An unusual black hole
Begelman explained that AGNs are borne out of some of the most extreme
physics in the known universe.
These monsters arise when supermassive black holes begin to pull in huge
amounts of gas from the galaxies around them. Like water circling a drain,
that material will spin faster and faster the closer it gets to the black
hole—forming a bright "accretion disk" that generates intense and varied
radiation that scientists can view from billions of light-years away.
Those accretion disks also give rise to a curious feature: They generate
strong magnetic fields that wrap around the central black hole and, like
Earth's own magnetic field, point in a distinct direction, such as north or
south.
"There's increasingly evidence from the Event Horizon Telescope and other
observations that magnetic fields might play a key role in influencing how
gas falls onto black holes," said Dexter, assistant professor in APS.
Which could also influence how bright an AGN, like the one at the heart of
1ES 1927+654, looks through telescopes.
By May 2018, this object's surge in energy had reached a peak, ejecting more
visible light but also many times more ultraviolet radiation than usual.
Around the same time, the AGN's emissions of X-ray radiation began to dim.
"Normally, if the ultraviolet rises, your X-rays will also rise," Scepi
said. "But here, the ultraviolet rose, while the X-ray decreased by a lot.
That's very unusual."
Turning on its head
Researchers at JILA proposed a possible answer for that unusual behavior in
a paper published last year.
Begelman explained that these features are constantly pulling in gas from
outside space, and some of that gas also carries magnetic fields. If the AGN
pulls in magnetic fields that point in an opposite direction to its own—they
point south, say, instead north—then its own field will weaken. It's a bit
like how a tug-of-war team tugging on a rope in one direction can nullify
the efforts of their opponents pulling the other way.

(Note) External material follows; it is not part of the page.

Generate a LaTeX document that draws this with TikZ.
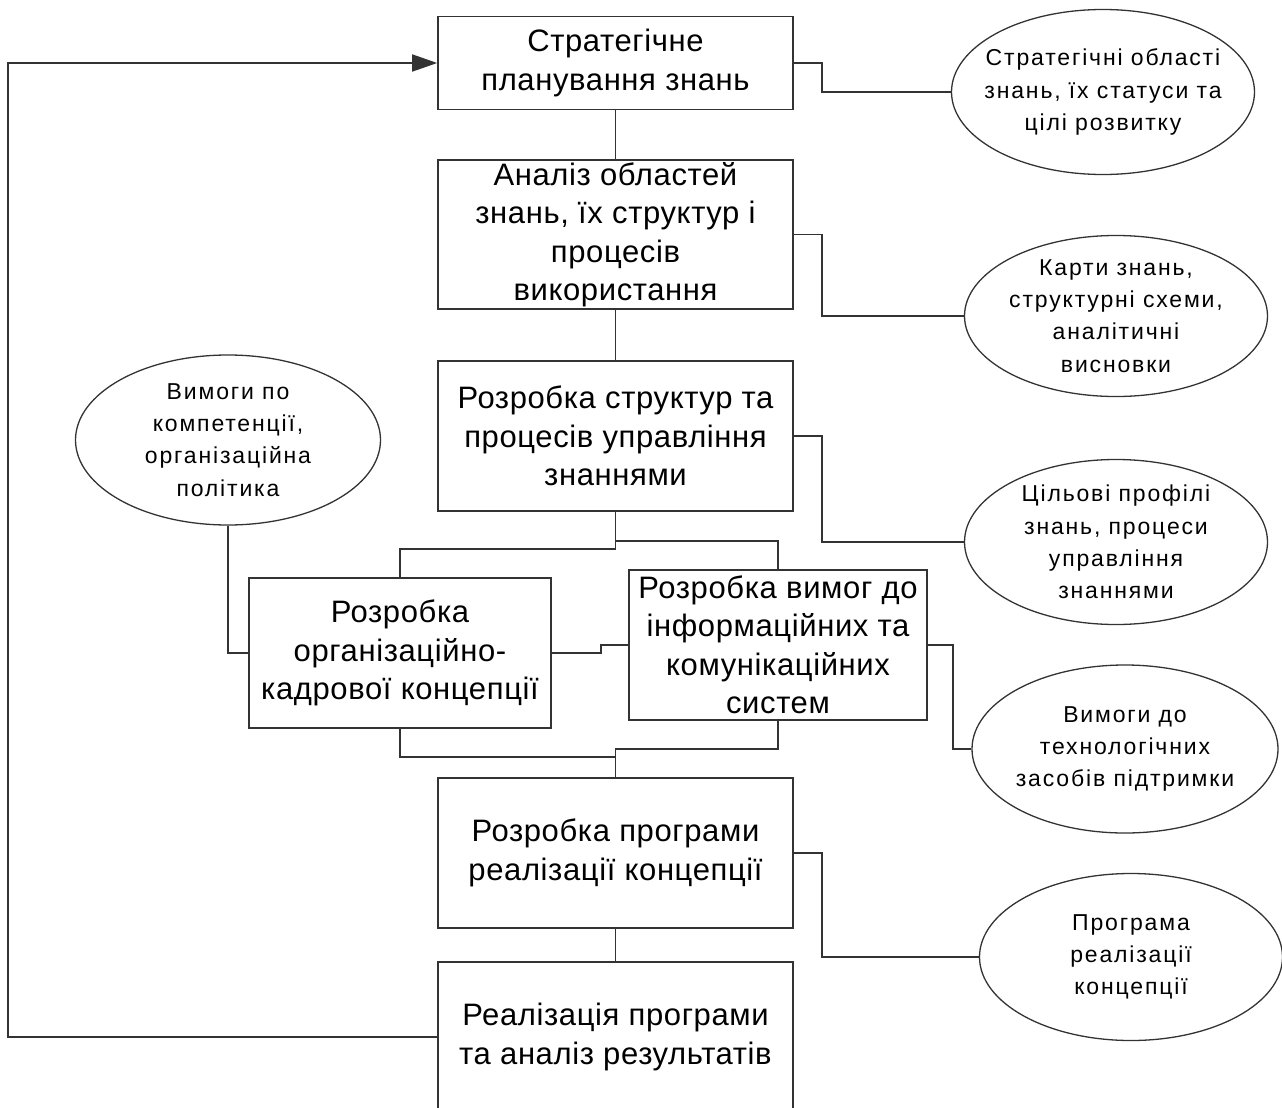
\documentclass[tikz,border=0pt]{standalone}
\usepackage{fontspec}
\setmainfont{Liberation Sans}
\newfontfamily\stagefont[LetterSpace=2]{Liberation Sans}
\newfontfamily\ovalfont[LetterSpace=8]{Liberation Sans}
\usetikzlibrary{shapes.geometric,arrows.meta}

\tikzset{
  conn/.style={draw=black!80, line width=1.6pt},
  stage/.style={draw=black!80, line width=1.6pt, rectangle, inner sep=0pt,
    minimum width=355pt, minimum height=150pt, align=center,
    font=\stagefont\fontsize{31}{38.5}\selectfont},
  oval/.style={draw=black!80, line width=1.3pt, ellipse, inner sep=0pt,
    minimum width=303pt, minimum height=165pt},
  ovaltext/.style={align=center, inner sep=0pt,
    font=\ovalfont\fontsize{23}{32.3}\selectfont},
}

\begin{document}
\begin{tikzpicture}[x=1pt,y=-1pt]
\useasboundingbox (0,0) rectangle (1282,1108);

% main chain of stages
\node[stage, minimum height=93pt]  (b1) at (615.5,63)   {Стратегічне\\планування знань};
\node[stage, minimum height=149pt] (b2) at (615.5,234.5) {Аналіз областей\\знань, їх структур і\\процесів\\використання};
\node[stage] (b3) at (615.5,436) {Розробка структур та\\процесів управління\\знаннями};
\node[stage, minimum width=302pt] (b4) at (400,653) {Розробка\\організаційно-\\кадрової концепції};
\node[stage, minimum width=298pt] (b5) at (778,645) {Розробка вимог до\\інформаційних та\\комунікаційних\\систем};
\node[stage] (b6) at (615.5,853) {Розробка програми\\реалізації концепції};
\node[stage] (b7) at (615.5,1037) {Реалізація програми\\та аналіз результатів};

% results and inputs
\node[oval] (e0) at (228,440) [minimum width=305pt, minimum height=170pt] {};
\node[ovaltext] (e0t) at (e0) {Вимоги по\\компетенції,\\організаційна\\політика};
\node[oval] (e1) at (1103,92) {};
\node[ovaltext] (e1t) at (e1) {Стратегічні області\\знань, їх статуси та\\цілі розвитку};
\node[oval, minimum height=161pt] (e2) at (1116,316) {};
\node[ovaltext] (e2t) at (e2) {Карти знань,\\структурні схеми,\\аналітичні\\висновки};
\node[oval] (e3) at (1116,542) {};
\node[ovaltext] (e3t) at (e3) {Цільові профілі\\знань, процеси\\управління\\знаннями};
\node[oval, minimum width=306pt, minimum height=168pt] (e4) at (1125,749) {};
\node[ovaltext] (e4t) at (e4) {Вимоги до\\технологічних\\засобів підтримки};
\node[oval, minimum height=167pt] (e5) at (1131,957) {};
\node[ovaltext] (e5t) at (e5) {Програма\\реалізації\\концепції};

% vertical chain
\draw[conn] (b1.south) -- (b2.north);
\draw[conn] (b2.south) -- (b3.north);
\draw[conn] (b3.south) -- ++(0,37) -| (b4.north);
\draw[conn] (b3.south) -- ++(0,29) -| (b5.north);
\draw[conn] (b4.east) -- ++(49,0) |- (b5.west);
\draw[conn] (b4.south) -- ++(0,28) -| (b6.north);
\draw[conn] (b5.south) -- ++(0,28) -| (b6.north);
\draw[conn] (b6.south) -- (b7.north);

% feedback loop
\draw[conn, -{Triangle[length=25pt,width=17pt]}] (b7.west) -- ++(-429,0) |- (b1.west);

% side links
\draw[conn] (b1.east) -- ++(28,0) |- (e1.west);
\draw[conn] (b2.east) -- ++(28,0) |- (e2.west);
\draw[conn] (b3.east) -- ++(28,0) |- (e3.west);
\draw[conn] (b5.east) -- ++(25,0) |- (e4.west);
\draw[conn] (b6.east) -- ++(28,0) |- (e5.west);
\draw[conn] (e0.south) |- (b4.west);
\end{tikzpicture}
\end{document}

With this AGN, the JILA team theorized, the black hole's magnetic field got
so weak that it flipped upside down.
"You're basically wiping out the magnetic field entirely," Begelman said.
In the new study, researchers led by NASA set out to collect as many
observations as they could of 1ES 1927+654.
The disconnect between ultraviolet and X-ray radiation turned out to be the
smoking gun. Astrophysicists suspect that a weakening magnetic field would
cause just such a change in the physics of an AGN—shifting the black hole's
accretion disk so that it ejected more ultraviolet and visible light and,
paradoxically, less X-ray radiation. No other theory could explain what the
researchers were seeing.
The AGN itself quieted down and returned to normal by summer 2021. But Scepi
and Begelman view the event as a natural experiment—a way of probing close
to the black hole to learn more about how these objects fuel bright beams of
radiation. That information, in turn, may help scientists know exactly what
kinds of signals they should look for to find more weird AGNs in the night
sky.
"Maybe there are some similar events that have already been observed—we just
don't know about them yet," Scepi said.
Reference:
ibasish Laha et al: "A radio, optical, UV and X-ray view of the enigmatic
changing look Active Galactic Nucleus 1ES 1927+654 from its pre- to
post-flare states", The Astrophysical Journal, 2022 May. arXiv:
arxiv.org/abs/2203.07446
Nicolas Scepi et al, Magnetic flux inversion in a peculiar changing look
AGN, Monthly Notices of the Royal Astronomical Society: Letters (2021).